The data below should be restated word for word, with every picture omitted.

"""

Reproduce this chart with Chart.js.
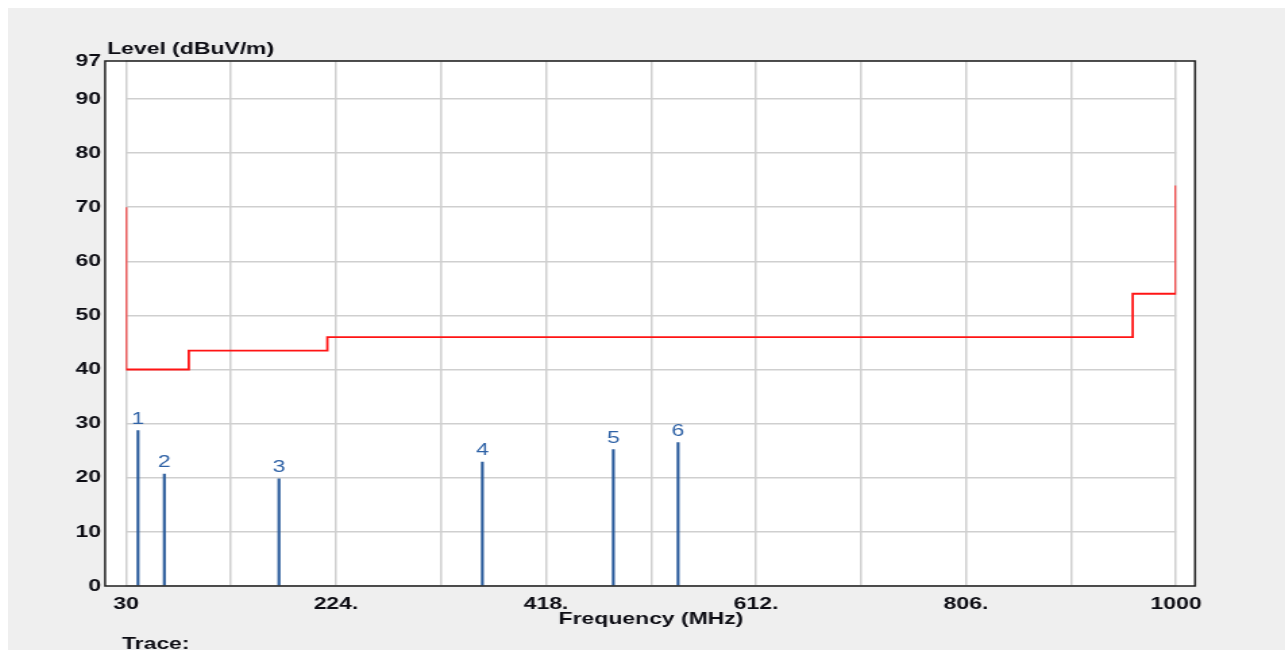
<!DOCTYPE html>
<html>
<head>
<meta charset="utf-8">
<script src="https://cdn.jsdelivr.net/npm/chart.js@4/dist/chart.umd.min.js"></script>
<style>
  html, body { margin: 0; padding: 0; background: #ffffff; }
  #wrap { position: absolute; left: 8px; top: 8px; width: 1277px; height: 642px; background: #efefef; overflow: hidden; }
  #c { position: absolute; left: 0; top: 0; transform: scaleX(1.35); transform-origin: 0 0; }
</style>
</head>
<body>
<div id="wrap"><canvas id="c" width="946" height="642" style="width:946px;height:642px"></canvas></div>
<script>
// ---- data ----
const limitFreq  = [30, 30, 88, 88, 216, 216, 960, 960, 1000, 1000];
const limitLevel = [70, 40, 40, 43.5, 43.5, 46, 46, 54, 54, 74];
const peakFreq   = [41.1, 65.4, 171.3, 359.2, 480.2, 540.0];
const peakLevel  = [28.7, 20.7, 19.8, 22.9, 25.2, 26.5];
const peakLabels = ['1', '2', '3', '4', '5', '6'];
const xTickValues = [30, 127, 224, 321, 418, 515, 612, 709, 806, 903, 1000];
const yTickValues = [0, 10, 20, 30, 40, 50, 60, 70, 80, 90, 97];
const yTitle = 'Level (dBuV/m)';
const xTitle = 'Frequency (MHz)';
const footText = 'Trace:';

const FONT = "'Liberation Sans', Arial, sans-serif";
const TXT = '#0d0d14';

const framePlugin = {
  id: 'frame',
  beforeDraw(chart) {
    const {ctx, chartArea: a} = chart;
    ctx.save();
    ctx.fillStyle = '#ffffff';
    ctx.fillRect(a.left - 15.5, a.top, (a.right + 14.1) - (a.left - 15.5), a.bottom - a.top);
    ctx.restore();
  },
  afterDraw(chart) {
    const {ctx, chartArea: a, scales} = chart;
    ctx.save();
    ctx.strokeStyle = '#1e1e1e';
    ctx.lineWidth = 1.5;
    ctx.strokeRect(a.left - 15.5, a.top, (a.right + 14.1) - (a.left - 15.5), a.bottom - a.top);
    // peak labels
    ctx.fillStyle = '#2f62a6';
    ctx.font = '17px ' + FONT;
    ctx.textAlign = 'center';
    ctx.textBaseline = 'alphabetic';
    peakFreq.forEach((f, i) => {
      const px = scales.x.getPixelForValue(f);
      const py = scales.y.getPixelForValue(peakLevel[i]);
      ctx.fillText(peakLabels[i], px, py - 7);
    });
    // texts
    ctx.fillStyle = TXT;
    ctx.font = 'bold 17px ' + FONT;
    ctx.textAlign = 'left';
    ctx.fillText(yTitle, a.left - 14, 46);
    ctx.textAlign = 'center';
    ctx.fillText(xTitle, (a.left + a.right) / 2, 616);
    ctx.textAlign = 'left';
    ctx.fillText(footText, a.left - 3, 641);
    ctx.restore();
  }
};

new Chart(document.getElementById('c'), {
  type: 'bar',
  data: {
    datasets: [
      {
        type: 'line',
        data: limitFreq.map((f, i) => ({x: f, y: limitLevel[i]})),
        borderColor: '#ff1414',
        borderWidth: 1.8,
        pointRadius: 0,
        fill: false,
        tension: 0,
        order: 1
      },
      {
        type: 'bar',
        data: peakFreq.map((f, i) => ({x: f, y: peakLevel[i]})),
        backgroundColor: '#2b5c9c',
        borderWidth: 0,
        barThickness: 1.5,
        order: 2
      }
    ]
  },
  options: {
    responsive: false,
    animation: false,
    devicePixelRatio: 1,
    layout: { padding: { left: 0, top: 53, right: 80.8, bottom: 0 } },
    plugins: { legend: { display: false }, tooltip: { enabled: false } },
    scales: {
      x: {
        type: 'linear',
        min: 30, max: 1000,
        offset: false,
        afterBuildTicks(scale) { scale.ticks = xTickValues.map(v => ({value: v})); },
        afterFit(scale) { scale.height = 64; },
        grid: { color: '#cfcfcf', lineWidth: 1.5, drawTicks: false, offset: false },
        border: { display: false },
        ticks: {
          autoSkip: false, maxRotation: 0, padding: 8, color: TXT,
          font: { family: FONT, size: 17, weight: 'bold' },
          callback(v, i) {
            if (v === 30 || v === 1000) return String(v);
            return i % 2 === 0 ? v + '.' : '';
          }
        }
      },
      y: {
        type: 'linear',
        min: 0, max: 97,
        afterBuildTicks(scale) { scale.ticks = yTickValues.map(v => ({value: v})); },
        afterFit(scale) { scale.width = 87.4; },
        grid: { color: '#cfcfcf', lineWidth: 1.5, drawTicks: false },
        border: { display: false },
        ticks: {
          autoSkip: false, padding: 18.5, color: TXT,
          font: { family: FONT, size: 17, weight: 'bold' }
        }
      }
    }
  },
  plugins: [framePlugin]
});
</script>
</body>
</html>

"""

=== Written answer ===
Reproduce this chart with Chart.js.
<!DOCTYPE html>
<html>
<head>
<meta charset="utf-8">
<script src="https://cdn.jsdelivr.net/npm/chart.js@4/dist/chart.umd.min.js"></script>
<style>
  html, body { margin: 0; padding: 0; background: #ffffff; }
  #wrap { position: absolute; left: 8px; top: 8px; width: 1277px; height: 642px; background: #efefef; overflow: hidden; }
  #c { position: absolute; left: 0; top: 0; transform: scaleX(1.35); transform-origin: 0 0; }
</style>
</head>
<body>
<div id="wrap"><canvas id="c" width="946" height="642" style="width:946px;height:642px"></canvas></div>
<script>
// ---- data ----
const limitFreq  = [30, 30, 88, 88, 216, 216, 960, 960, 1000, 1000];
const limitLevel = [70, 40, 40, 43.5, 43.5, 46, 46, 54, 54, 74];
const peakFreq   = [41.1, 65.4, 171.3, 359.2, 480.2, 540.0];
const peakLevel  = [28.7, 20.7, 19.8, 22.9, 25.2, 26.5];
const peakLabels = ['1', '2', '3', '4', '5', '6'];
const xTickValues = [30, 127, 224, 321, 418, 515, 612, 709, 806, 903, 1000];
const yTickValues = [0, 10, 20, 30, 40, 50, 60, 70, 80, 90, 97];
const yTitle = 'Level (dBuV/m)';
const xTitle = 'Frequency (MHz)';
const footText = 'Trace:';

const FONT = "'Liberation Sans', Arial, sans-serif";
const TXT = '#0d0d14';

const framePlugin = {
  id: 'frame',
  beforeDraw(chart) {
    const {ctx, chartArea: a} = chart;
    ctx.save();
    ctx.fillStyle = '#ffffff';
    ctx.fillRect(a.left - 15.5, a.top, (a.right + 14.1) - (a.left - 15.5), a.bottom - a.top);
    ctx.restore();
  },
  afterDraw(chart) {
    const {ctx, chartArea: a, scales} = chart;
    ctx.save();
    ctx.strokeStyle = '#1e1e1e';
    ctx.lineWidth = 1.5;
    ctx.strokeRect(a.left - 15.5, a.top, (a.right + 14.1) - (a.left - 15.5), a.bottom - a.top);
    // peak labels
    ctx.fillStyle = '#2f62a6';
    ctx.font = '17px ' + FONT;
    ctx.textAlign = 'center';
    ctx.textBaseline = 'alphabetic';
    peakFreq.forEach((f, i) => {
      const px = scales.x.getPixelForValue(f);
      const py = scales.y.getPixelForValue(peakLevel[i]);
      ctx.fillText(peakLabels[i], px, py - 7);
    });
    // texts
    ctx.fillStyle = TXT;
    ctx.font = 'bold 17px ' + FONT;
    ctx.textAlign = 'left';
    ctx.fillText(yTitle, a.left - 14, 46);
    ctx.textAlign = 'center';
    ctx.fillText(xTitle, (a.left + a.right) / 2, 616);
    ctx.textAlign = 'left';
    ctx.fillText(footText, a.left - 3, 641);
    ctx.restore();
  }
};

new Chart(document.getElementById('c'), {
  type: 'bar',
  data: {
    datasets: [
      {
        type: 'line',
        data: limitFreq.map((f, i) => ({x: f, y: limitLevel[i]})),
        borderColor: '#ff1414',
        borderWidth: 1.8,
        pointRadius: 0,
        fill: false,
        tension: 0,
        order: 1
      },
      {
        type: 'bar',
        data: peakFreq.map((f, i) => ({x: f, y: peakLevel[i]})),
        backgroundColor: '#2b5c9c',
        borderWidth: 0,
        barThickness: 1.5,
        order: 2
      }
    ]
  },
  options: {
    responsive: false,
    animation: false,
    devicePixelRatio: 1,
    layout: { padding: { left: 0, top: 53, right: 80.8, bottom: 0 } },
    plugins: { legend: { display: false }, tooltip: { enabled: false } },
    scales: {
      x: {
        type: 'linear',
        min: 30, max: 1000,
        offset: false,
        afterBuildTicks(scale) { scale.ticks = xTickValues.map(v => ({value: v})); },
        afterFit(scale) { scale.height = 64; },
        grid: { color: '#cfcfcf', lineWidth: 1.5, drawTicks: false, offset: false },
        border: { display: false },
        ticks: {
          autoSkip: false, maxRotation: 0, padding: 8, color: TXT,
          font: { family: FONT, size: 17, weight: 'bold' },
          callback(v, i) {
            if (v === 30 || v === 1000) return String(v);
            return i % 2 === 0 ? v + '.' : '';
          }
        }
      },
      y: {
        type: 'linear',
        min: 0, max: 97,
        afterBuildTicks(scale) { scale.ticks = yTickValues.map(v => ({value: v})); },
        afterFit(scale) { scale.width = 87.4; },
        grid: { color: '#cfcfcf', lineWidth: 1.5, drawTicks: false },
        border: { display: false },
        ticks: {
          autoSkip: false, padding: 18.5, color: TXT,
          font: { family: FONT, size: 17, weight: 'bold' }
        }
      }
    }
  },
  plugins: [framePlugin]
});
</script>
</body>
</html>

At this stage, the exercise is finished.